YRC Pushes Refinancing as Loan Rate Said to Be Set

YRC Worldwide Inc. (YRCW), buoyed by its union accepting concessions, set the rate on a portion of loans as part of the trucker’s $1.4 billion refinancing plan to avert bankruptcy, a person with knowledge of the transaction said.

The $700 million term piece may pay interest at 6.75 percentage points more than the London interbank offered rate, with a 1 percent minimum on the lending benchmark, said the person, who wasn’t authorized to speak publicly and asked not to be identified. The debt, due in five years, will be offered to lenders at 99 cents on the dollar.

Teamsters members voted 66 percent in favor of a four-year contract extension until 2019 that includes maintaining cuts of 15 percent in pay and 75 percent in pension contributions. Creditors had demanded savings as a condition for refinancing YRC’s debt, the Overland Park, Kansas-based trucker has said.

“It’s a reset for the company,” Chief Executive Officer James Welch said by telephone late yesterday after balloting ended. “We’ve been working on this strategic process for a year to pay down the debt and to achieve a lower interest payment, and the labor agreement was the key ingredient.”

Welch declined to say how much the revised labor agreement will save the trucker, or to discuss YRC’s next steps for refinancing. YRC now pays a 10 percent coupon on its $258 million of convertible bonds that mature in March 2015.

Lender Call

The new transaction includes a $450 million asset-backed loan, the person said. Credit Suisse Group AG, which is leading the transaction, will host a lender call at 2 p.m. tomorrow in New York, the person said. Lenders must submit commitments to the bank on Feb. 11.

YRC’s $298.7 million term loan due in March 2015 rose about 1.44 cents today to 99.31 cents on the dollar, from 97.88 cents on Jan. 24, according to prices compiled by Bloomberg.

The shares fell 6.6 percent to $17.55 at the close in New York, paring their year-to-date gain to 1 percent. The stock more than doubled in 2013.

The company is rushing to complete the refinancing before a $69.4 million bond matures on Feb. 15. YRC told union employees ahead of the vote that it couldn’t make payments due in September without new financing and said companies in similar straits have declared bankruptcy.
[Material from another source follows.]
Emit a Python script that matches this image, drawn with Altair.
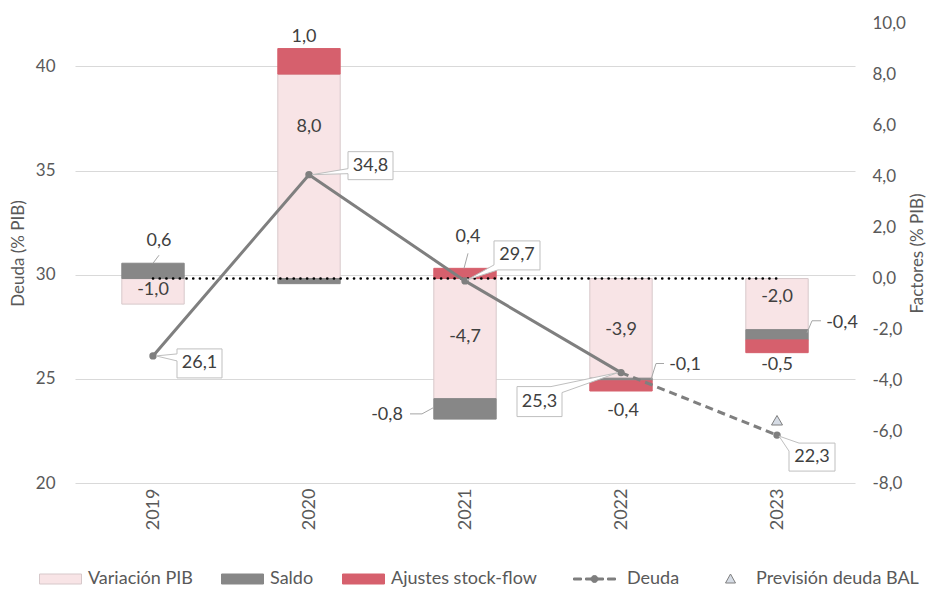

YRC amassed $1.4 billion in debt from acquisitions and what Welch called “numerous missteps” before he took the job in 2011. Losses have exceeded $3.1 billion since 2007, including an estimated adjusted loss of $102 million in 2013, after YRC bulked up with deals to become the biggest U.S. trucker.

December Accord

In December, YRC reached an accord with some investors and creditors to reduce debt by $300 million through issuing $250 million of new shares and converting $50 million of bonds to shares. That agreement was contingent on the labor contract extension. YRC also said it was planning to seek $1.15 billion of loans to refinance the remaining debt.

The refinancing plan hit a snag earlier this month after union members voted 61 percent against a previous concessions package that would have saved YRC $100 million a year. YRC, which operates about 15,000 trucks daily, negotiated a second vote on a reworked accord that Welch called “the best -- and only remaining -- path forward.”

In yesterday’s vote, 18,581 ballots were cast, and 12,267 favored the proposal, the Teamsters said. YRC has about 26,000 union workers.

Union View

The Teamsters will hold YRC management’s “feet to the fire” to make sure the company’s finances are handled properly after union members accepted more sacrifices, said Teamsters General President Jim Hoffa said in a statement.

“This was a very difficult vote for our members, but in the end they did what they believe will give this company the best chance to stay in business and protect their jobs,” Hoffa said.

Besides maintaining the pay and pension-contribution cuts, Teamsters agreed to givebacks including delays in raises and reduced vacation time.

As of Sept. 30, YRC had about $170 million of cash to face a $69.4 million bond issue that matures on Feb. 15, according to data compiled by Bloomberg. The company has $325.5 million of loans due in September and $556.7 million of loans and bonds maturing in March 2015.